This shouldn't surprise anyone. The drivers of U.S. growth - consumer spending, chiefly, but also government spending, have stalled and been cut back, respectively. Cassidy's message to Tea Partiers: the proof is in, government cutbacks have been a drag on the economy.
You would expect this news to be splashed across world front pages, notably the NYT, FT and WSJ. But the officially released government figures don't quite show a recession, but a marked slowdown - bad enough news, to be sure.
Cassidy's gone to the trouble of drilling deep into those official figures released by Uncle Sam and make some inevitable conclusions from what he finds. To start with, figures on GDP growth are always annualized, and so they measure the economic activity in a given quarter multiplied by four. When you divide by four for this year's first two quarters, as Cassidy does, you find the U.S. economy has gone into stagnation.
Worse, as in Canada, official GDP and leading indicators released by government and high awaited by all - such as this week's latest U.S. job numbers - are almost always subsequently revised. This year's Q1 GDP numbers were later revised sharply downward, and looking at the fundamentals since then, Cassidy I believe is right in expecting the anemic Q2 numbers to meet a similar fate.
Post-recession, a recovering economy typically grows at a torrid 6% or more. In stable times, healthy GDP is 3%. By contrast, GDP "growth" so far this year has been a negligible 0.1% in Q1 and 0.3% in Q2. And that second figure is subject to (likely downward) revision.

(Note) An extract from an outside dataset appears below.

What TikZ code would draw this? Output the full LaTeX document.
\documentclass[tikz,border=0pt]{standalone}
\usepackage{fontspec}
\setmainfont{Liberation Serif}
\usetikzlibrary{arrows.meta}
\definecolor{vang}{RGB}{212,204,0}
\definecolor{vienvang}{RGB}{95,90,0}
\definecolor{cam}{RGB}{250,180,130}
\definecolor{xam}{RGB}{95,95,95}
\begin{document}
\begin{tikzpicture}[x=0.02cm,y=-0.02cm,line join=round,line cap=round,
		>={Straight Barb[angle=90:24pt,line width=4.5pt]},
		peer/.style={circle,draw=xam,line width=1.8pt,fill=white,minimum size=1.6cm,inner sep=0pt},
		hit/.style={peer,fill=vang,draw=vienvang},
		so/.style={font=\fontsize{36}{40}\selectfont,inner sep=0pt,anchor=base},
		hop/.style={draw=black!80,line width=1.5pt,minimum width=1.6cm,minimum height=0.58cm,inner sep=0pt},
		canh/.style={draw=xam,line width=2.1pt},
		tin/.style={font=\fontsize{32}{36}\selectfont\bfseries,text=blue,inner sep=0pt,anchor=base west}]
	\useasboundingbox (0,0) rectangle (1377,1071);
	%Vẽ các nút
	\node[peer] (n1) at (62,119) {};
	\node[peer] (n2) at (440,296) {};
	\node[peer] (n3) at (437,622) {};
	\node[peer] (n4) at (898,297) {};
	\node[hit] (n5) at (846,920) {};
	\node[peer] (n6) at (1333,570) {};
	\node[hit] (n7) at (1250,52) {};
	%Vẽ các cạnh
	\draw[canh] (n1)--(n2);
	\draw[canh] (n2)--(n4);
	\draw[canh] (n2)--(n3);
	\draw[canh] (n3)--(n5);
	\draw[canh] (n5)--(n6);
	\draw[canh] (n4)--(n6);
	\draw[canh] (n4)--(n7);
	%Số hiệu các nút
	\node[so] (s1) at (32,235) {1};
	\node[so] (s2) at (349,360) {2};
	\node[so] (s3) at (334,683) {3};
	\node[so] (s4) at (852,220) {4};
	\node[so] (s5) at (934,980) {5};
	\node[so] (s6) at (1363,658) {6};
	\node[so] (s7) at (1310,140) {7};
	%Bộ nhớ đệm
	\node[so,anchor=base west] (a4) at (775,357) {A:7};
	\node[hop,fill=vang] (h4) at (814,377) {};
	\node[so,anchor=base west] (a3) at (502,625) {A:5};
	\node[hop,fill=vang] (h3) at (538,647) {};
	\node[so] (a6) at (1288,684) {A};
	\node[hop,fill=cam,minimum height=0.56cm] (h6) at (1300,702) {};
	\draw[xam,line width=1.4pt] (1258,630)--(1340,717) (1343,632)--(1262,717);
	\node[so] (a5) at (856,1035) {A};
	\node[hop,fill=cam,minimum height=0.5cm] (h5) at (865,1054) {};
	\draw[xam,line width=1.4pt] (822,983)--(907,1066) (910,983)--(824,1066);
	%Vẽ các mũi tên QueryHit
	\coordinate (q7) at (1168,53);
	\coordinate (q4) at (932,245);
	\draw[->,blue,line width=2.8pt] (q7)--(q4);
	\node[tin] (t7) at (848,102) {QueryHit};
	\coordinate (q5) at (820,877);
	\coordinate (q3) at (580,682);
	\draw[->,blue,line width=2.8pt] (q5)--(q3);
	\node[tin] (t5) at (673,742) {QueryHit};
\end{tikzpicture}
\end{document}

Unless consumers, who account for more than two-thirds of GDP, go on a spending spree in the second half, the U.S. will show "negative growth" for the year. That is to say, recession. With unemployment still high, house values still dropping, and governments still slashing budgets, that's a very unlikely prospect. "I think," says Cassidy, "it is fair to say that the dreaded double-dip recession is at hand."